What causes what?

Jour Fixe talk by Julian Reiss on November 27, 2014

Julian Reiss, Mentor of Associated Fellow Tobias Henschen, was invited to present his research at a Jour Fixe. He talked about “Cause, Causatives, and Theories of Causation” and addressed his main concern: Provide a satisfactory account of causation in the sciences. His work focuses on the biomedical and social sciences, taking a closer look at the causal language that is employed in science.

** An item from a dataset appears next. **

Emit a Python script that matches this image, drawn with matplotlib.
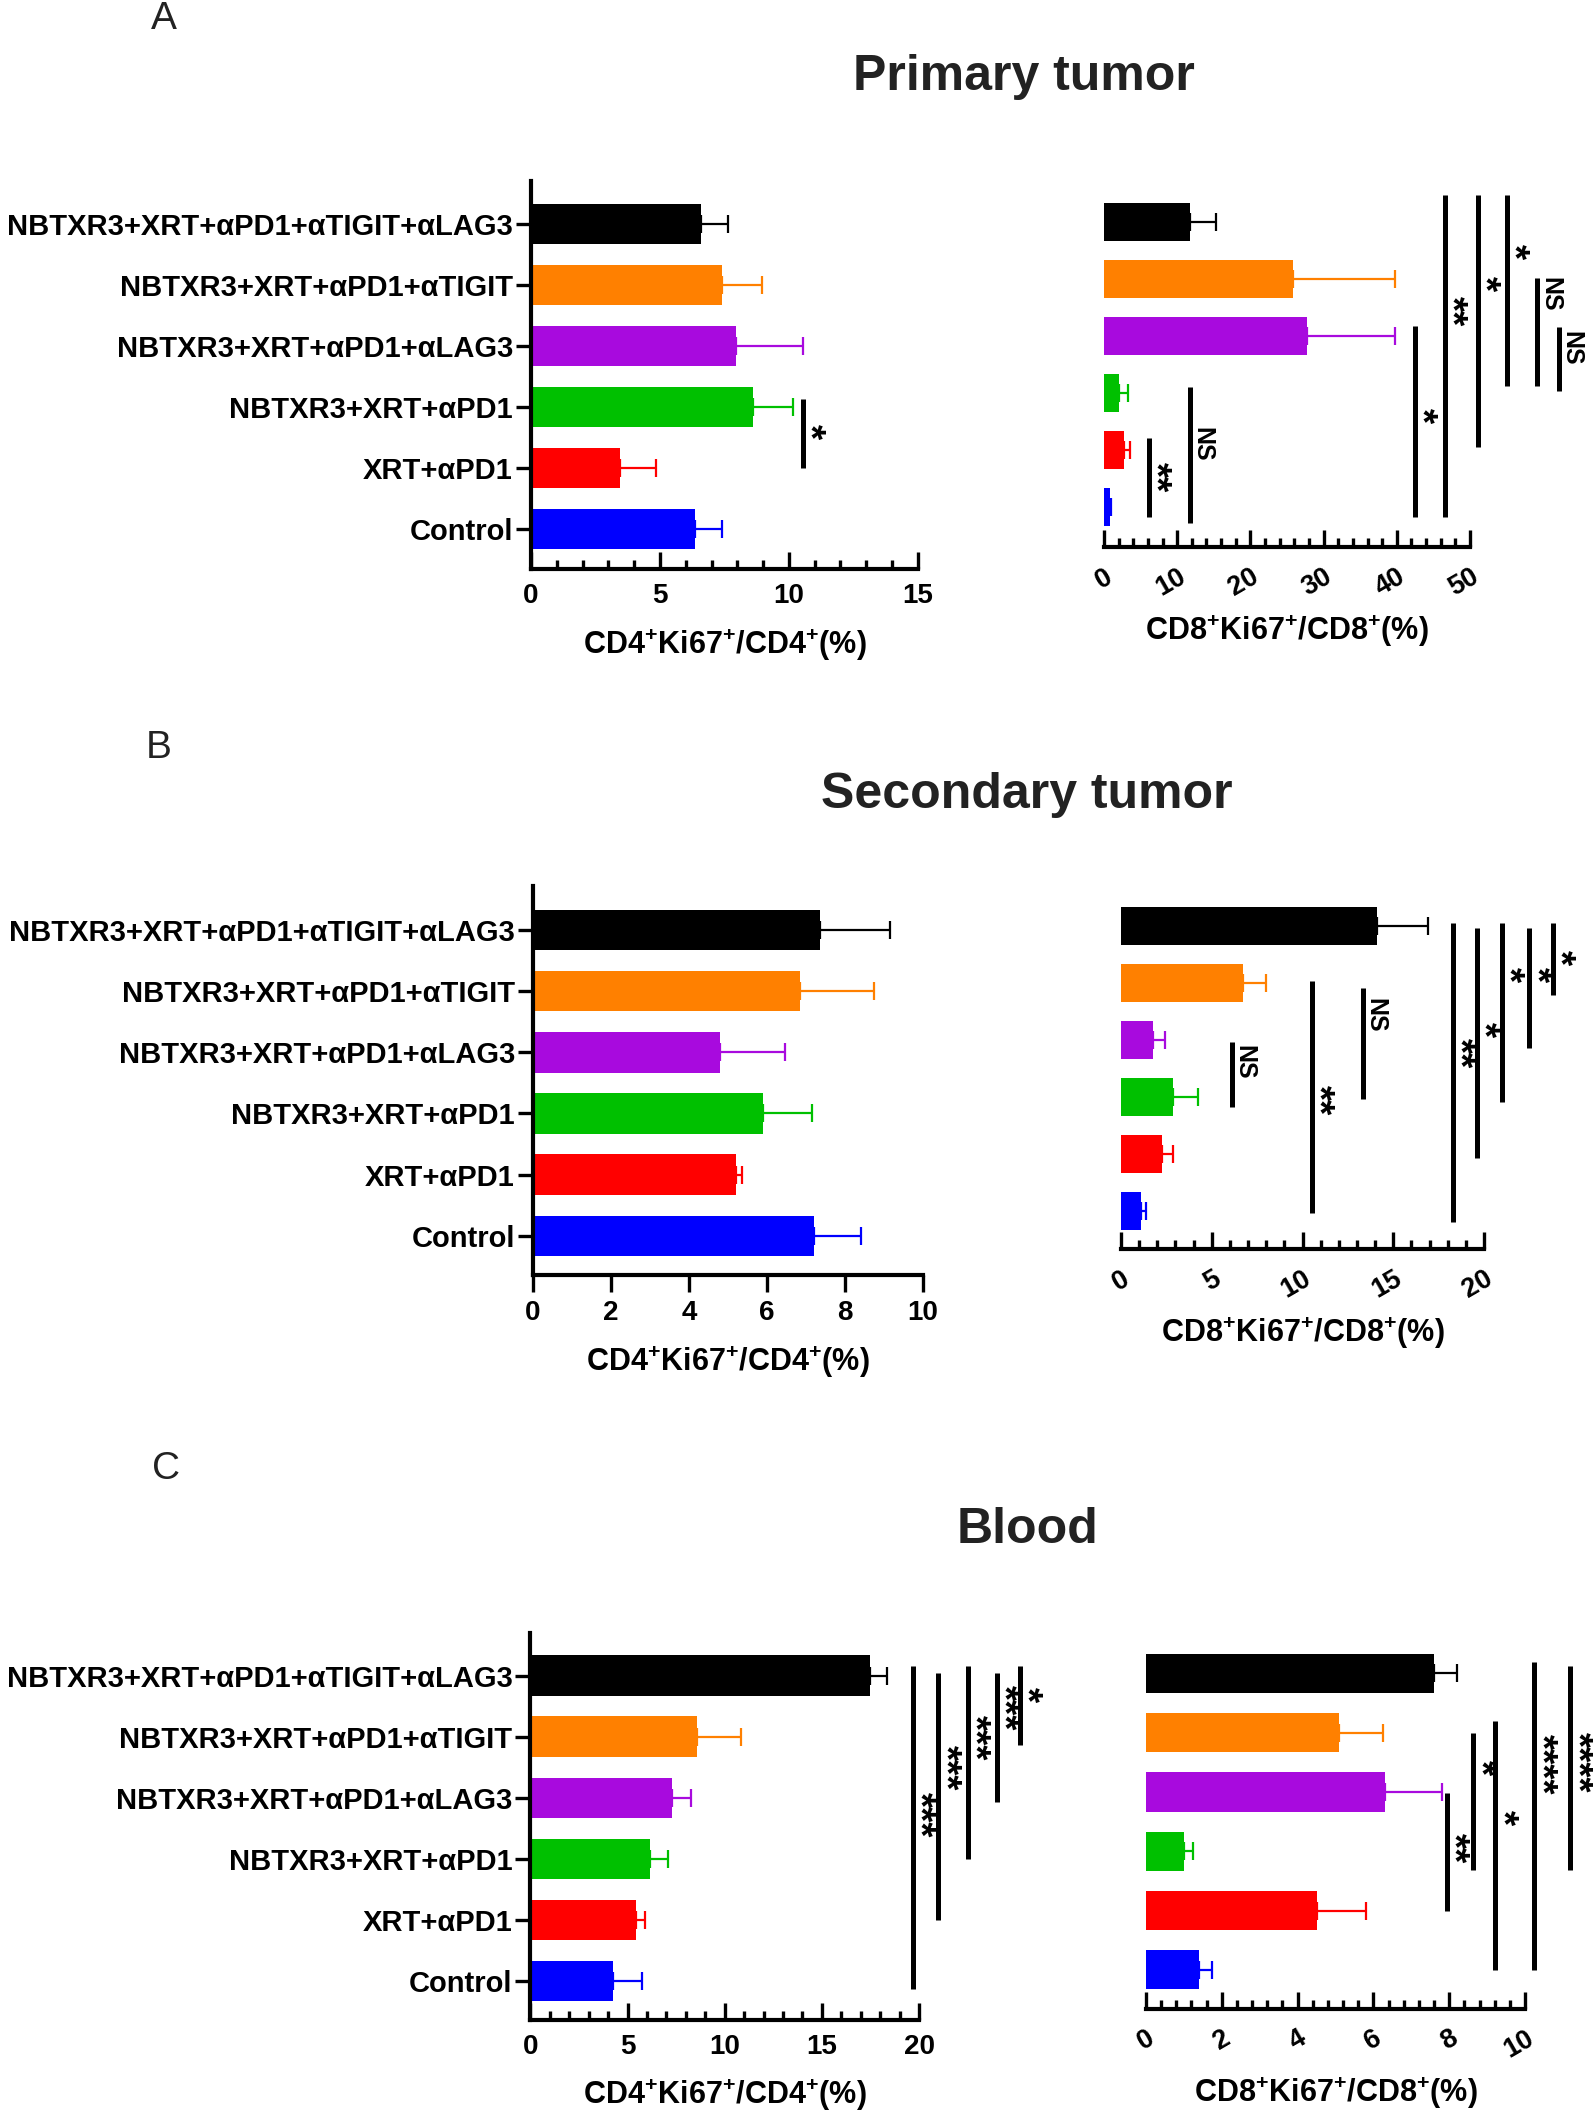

Instead of starting with metaphysical intuitions and policing what scientists say according to a priori principles, Reiss proposes to take the language scientists employ at face value and developing a philosophical theory from there. His specific target are attempts to explicate causation by means of the expression “C causes E iff ‘…’” — theories to which he refers as “Straightjacket Theories of Causation”. Straightjacket theories have difficulty making sense three features of scientific language: Indispensability of Causatives, Metaphysical Anarchy, and Polysemy. The first means that scientific language is full of causatives such as push, bond, attract, crunch, but it seems not clear that you can always translate these into “cause + x”. Therefore, straightjacket theories cannot account for the large majority of causal claims in science. Metaphysical Anarchy means that scientific language is extremely flexible with respect to the “C’s” and “E’s” that are being causally related or indeed with respect to what is represented by a causal claim. According to Julian Reiss a theory of causation must be a theory of causal claims. The third feature says that causatives are polysemous. What they mean depends on context. Therefore a theory of causation should be a theory of causal claims in a context.

Considering all these features Julian Reiss opts for an alternative, namely inferentialism. He argues: “Causation and inference are clearly related. Causal claims, in conjunction with other knowledge such as observations, license inferences to future and past states of affairs. Observations, in conjunction with background knowledge, license inferences to causal claims. The content of a causal claim is given by the set of propositions from which it follows and those which follow from it. “

Inferential systems consist of an inferential base (essentially, the evidence – RCTs, controlled experiments, statements describing experimental design, observational studies, statements describing how confounders and biases are ruled out, background knowledge etc.), inferential targets (which account for the fact that causal claims are rarely established for their own sake, but rather, for their ‘cash value’: explanations, attributions of blame and praise, predictions, propositions about effective strategies), and the causal claim itself. To determine the content of a causal claim, you have to ask: What is its inferential system? He gave an example: The inferential system of the sentence “Billy’s throw caused the iPad to shatter” (in a context when the iPad would have shattered anyway because of Suzy’s throw) consists of: critical observation as inferential base, which means observation plus critical background — assumptions that are contextually justified and claims such as “Billy’s throw explains the shattering” and “It was Billy’s fault” in the inferential target. Importantly, there is no counterfactual statement such as “Had Billy not thrown, the iPad wouldn’t have shattered” in the inferential target because we are entitled to infer this claim only in contexts when there are no backup causes.

He concluded his talk by summarizing how the inferential account deals with the three features about causal language in science. 1. Indispensability of Causatives: It makes no difference between sentences in which “cause” appears and those in which it doesn’t. For any sentence in a scientific publication we can ask what the inferential system for this sentence is. Neither does “cause” vs. causative make a principled difference, nor whether the sentence is a causal claim at all. 2. Metaphysical Anarchy: As causation has to do with our reasoning practices and not with what the world is like, anything goes metaphysically speaking, and no general metaphysical principles are assumed. 3. Polysemy: There is no principled difference between causal and non-causal claims; to what extent a claim is causal depends on family resemblance of inferential systems. And family resemblance is much more than hand-waving in this case: We know the typical kinds of proposition in inferential base and target.